Take Two in the Skate Park

Sadly, IPM is drawing to a close. I have enjoyed so much reading all your interesting posts and fantastic makes. The sewing blog community is full of amazing talented people. Thanks too to our lovely hosts at TMS, who have worked so hard to make this month such a success! Thank you Kat, Mel and Juliet!

Last year, the monthly stitch ran a competition for drafting a new pattern and I did think about entering this. I had already made a couple of garments from self-drafted patterns, but with a deadline of a few weeks to digitize the patterns I didn’t think I could manage to enter. This year, I am unleashing my pattern, the Viale Skirt on the world for my entry for One pattern, Two takes!

I’ve made two versions of the skirt which are quite different; a black version with white piping and a denim version with top-stitching.

Black and White Viale Skirt

Black and White Viale Skirt

Denim Viale Skirt

Denim Viale Skirt

The skirt is quite a simple design with five main pieces – a skirt back and front and three yoke pieces. There are optional in-seam pockets and the design can be livened up with piping or top-stitching.

Instructions / Construction
The skirt is quite an easy make, but the extras are the more the tricky elements. I made the version with the white piping first. Probably the trickiest part was making sure the piping lined up in all the right places – along the side seams and level each side of the zip. I used some spotty bias-binding for the hem. Furthermore, I got to use up some scraps from my fabric stash too using a black and white paisley print poplin for the yoke lining and pockets.

I top-stitched the circle detail for the denim version; as you may know, I can never resist top-stitching!. I used a floral cotton lawn for yoke lining on the denim version.

Fabric and Notions
The black and white version is made from black cotton drill from Plush Addicts. I made my own piping using some white satin bias-binding and rat’s tail.  I also used two small buttons and an invisible zip.
The denim version used a mid-blue denim from Fashion Fabrics in Bath. The top-stitching was in a contrasting brown-orange colour.

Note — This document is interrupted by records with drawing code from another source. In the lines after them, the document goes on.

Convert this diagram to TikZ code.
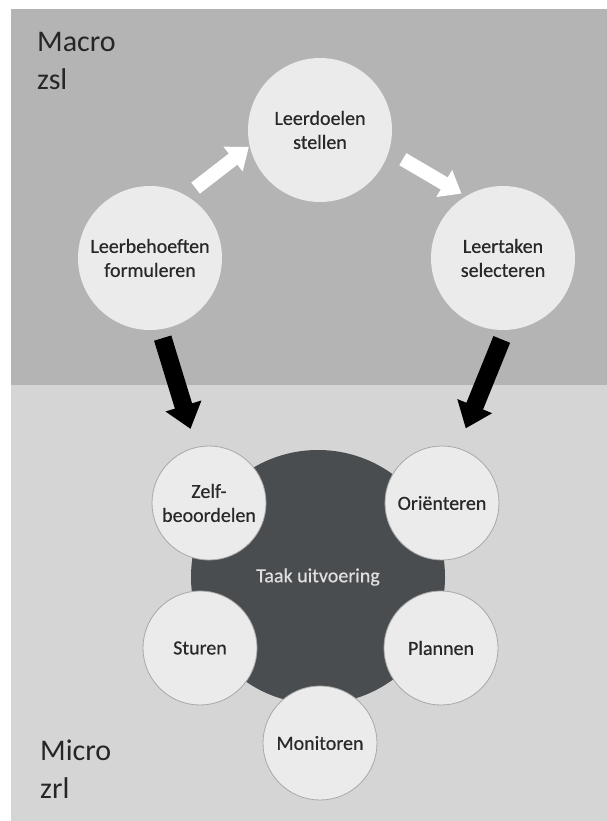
\documentclass[tikz,border=0pt]{standalone}
\usepackage{fontspec}
\setmainfont{Carlito}
\newfontfamily\stagefont[FakeBold=0.5]{Carlito}
\usetikzlibrary{arrows.meta}
\definecolor{macrogray}{RGB}{179,180,179}
\definecolor{microgray}{RGB}{212,213,212}
\definecolor{bubble}{RGB}{235,235,235}
\definecolor{rim}{RGB}{168,168,168}
\definecolor{core}{RGB}{74,77,79}
\definecolor{ink}{RGB}{40,40,40}

\begin{document}
\begin{tikzpicture}[x=1pt,y=1pt]
\tikzstyle{every node}+=[inner sep=0pt, align=center, text=ink, font=\stagefont\fontsize{20}{24}\selectfont]
\tikzstyle{bigstage}=[circle, fill=bubble, minimum size=144pt]
\tikzstyle{smallstage}=[circle, fill=bubble, draw=rim, line width=0.8pt, minimum size=114pt]
\tikzstyle{level}=[anchor=base west, text=black!85, font=\fontsize{30}{36}\selectfont]
\tikzstyle{flow}=[white, line width=14pt, -{Triangle[length=20pt,width=30pt]}]
\tikzstyle{drop}=[black, line width=18pt, -{Triangle[length=24pt,width=36pt]}]
\useasboundingbox (0,0) rectangle (607,-821);
% achtergrond
\fill [macrogray] (11,-9) rectangle (607,-385);
\fill [microgray] (11,-385) rectangle (607,-821);
\node [level] (macro) at (37,-52) {Macro};
\node [level] (zsl) at (37,-90) {zsl};
\node [level] (micro) at (40,-760) {Micro};
\node [level] (zrl) at (40,-798) {zrl};
% macro niveau
\node [bigstage] (behoeften) at (150,-258) {Leerbehoeften\\formuleren};
\node [bigstage] (doelen) at (320,-130) {Leerdoelen\\stellen};
\node [bigstage] (taken) at (503,-258) {Leertaken\\selecteren};
\draw [flow, shorten <=12pt, shorten >=1pt] (behoeften.60) -- (doelen.193);
\draw [flow, shorten <=16pt, shorten >=5pt] (doelen.-17) -- (taken.121);
% micro niveau
\node [circle, fill=core, minimum size=254pt, text=black!12] (taak) at (318,-577) {Taak uitvoering};
\node [smallstage] (zelf) at (209,-503) {Zelf-\\beoordelen};
\node [smallstage] (orient) at (442,-503) {Ori\"enteren};
\node [smallstage] (sturen) at (200,-648) {Sturen};
\node [smallstage] (plannen) at (441,-648) {Plannen};
\node [smallstage] (monitoren) at (320,-743) {Monitoren};
\draw [drop, shorten <=9pt, shorten >=19pt] (behoeften.-82) -- (zelf.103);
\draw [drop, shorten <=10pt, shorten >=21pt] (taken.-88) -- (orient.74);
\end{tikzpicture}
\end{document}
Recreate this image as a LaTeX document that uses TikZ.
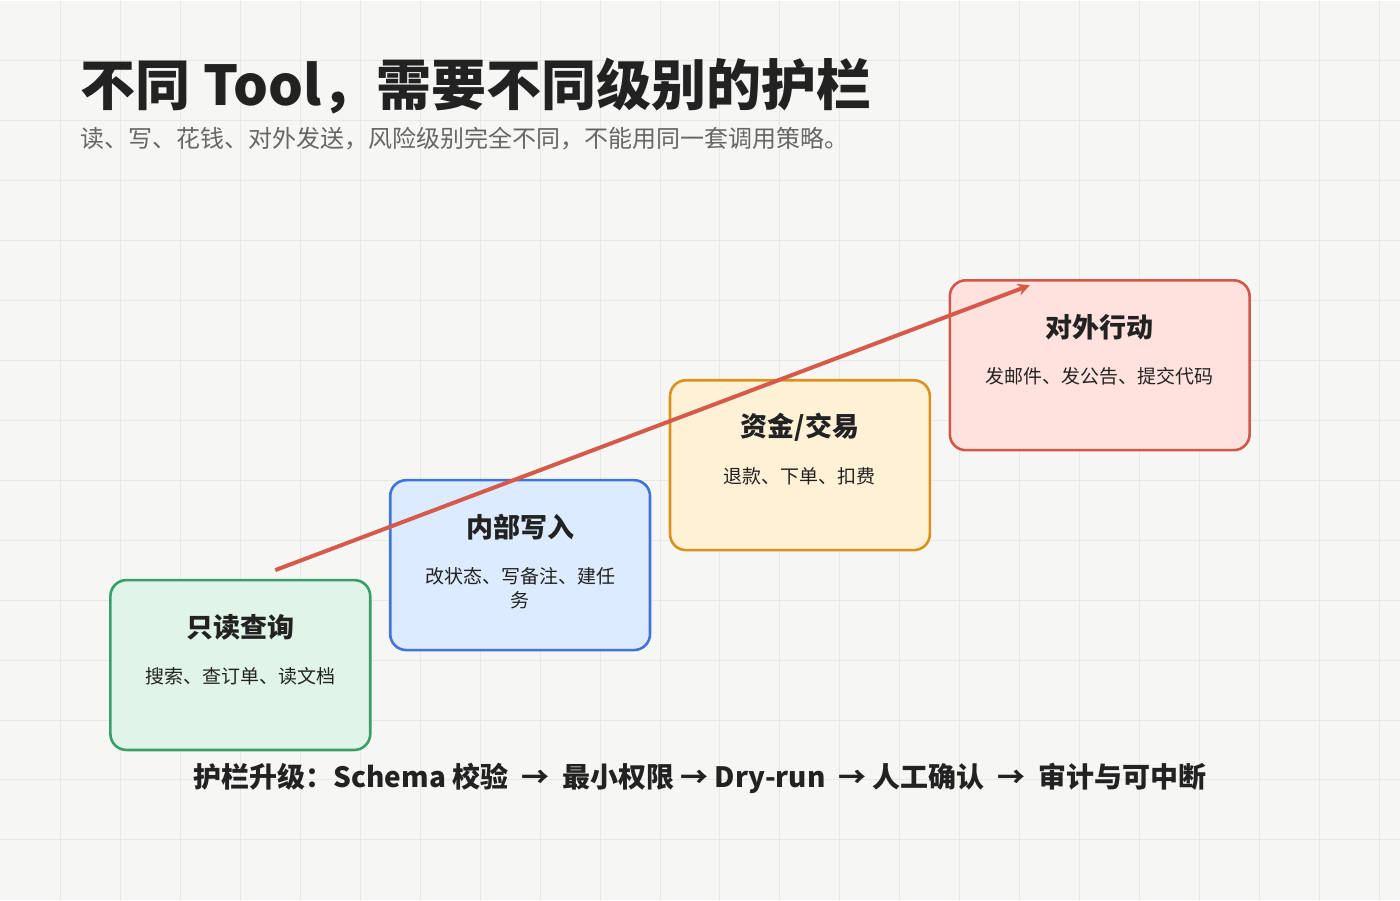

I’ve actually been wearing the black version for a little while now. It was, in fact made at the end of May. I like the length and being black and white I can team it up with many different items in my wardrobe. I think it is quite a striking skirt and is a little reminiscent with the bold Mondrian dresses of the sixties which I really admire (despite not being a dress-lover!)

The denim version was unbelievably quick to make. I suppose, it was probably because all the work on fitting was done and I was well-practised with sewing the skirt by this time. However, I’m not so sure about the skirt itself. it jut seems to be missing something. Perhaps I’ll grow to like it. I’m wearing it today and it is comfortable and is just right for the current sunny weather.

If you would like to try out this pattern I’m sharing it for free on Steely Seamstress. If you like it, tell me! If you find any mistakes or have any ideas for improvements let me know as well – I’ll make a revised version once I’ve got some feedback.

10 thoughts on “Take Two in the Skate Park

  1. Pingback: A gingham skirt and a Lucille Ball look! | The Monthly Stitch

  2. awesomely good job setting up the pdf pattern and instructions. If you were planning to sell the pattern I think its quite up to standard with some minimal tweaking. I can’t give you any critique on the fit of the garment as you haven’t graded up to my size(18) My main constructive suggestion would be to crop some of the large areas of unnecessary background from some of the images and to scale the image sizes down a bit. Colour printing will be fine for a lot of people but others will fret about the quantity of ink. With smaller images you should be able to compact the instruction booklet to perhaps 12 pages or less. Your assembly instruction text is excellent


    • Thanks for your kind comments. Note taken about the unnecessary background on the images in the instructions – that should be easy to sort out. It’s interesting what you say about sizing – that’s why I thought I’d put the pattern out in the community to see the response. So far, I’ve really just been making for myself, it’s how most people start making clothes, and then just graded up and down. Think I’ll have to find a willing volunteer / victim for other sizes. I also has some feedback on this page – https://steelyseamstress.wordpress.com/2015/06/27/skirt-experiments/ about sizing. I did standardize my sizing, but now I’m wondering whether I shouldn’t. I’ve noticed that your designs are designed with the wider mid-riff in mind and I wondered whether you’d gone for some standard sizing or not.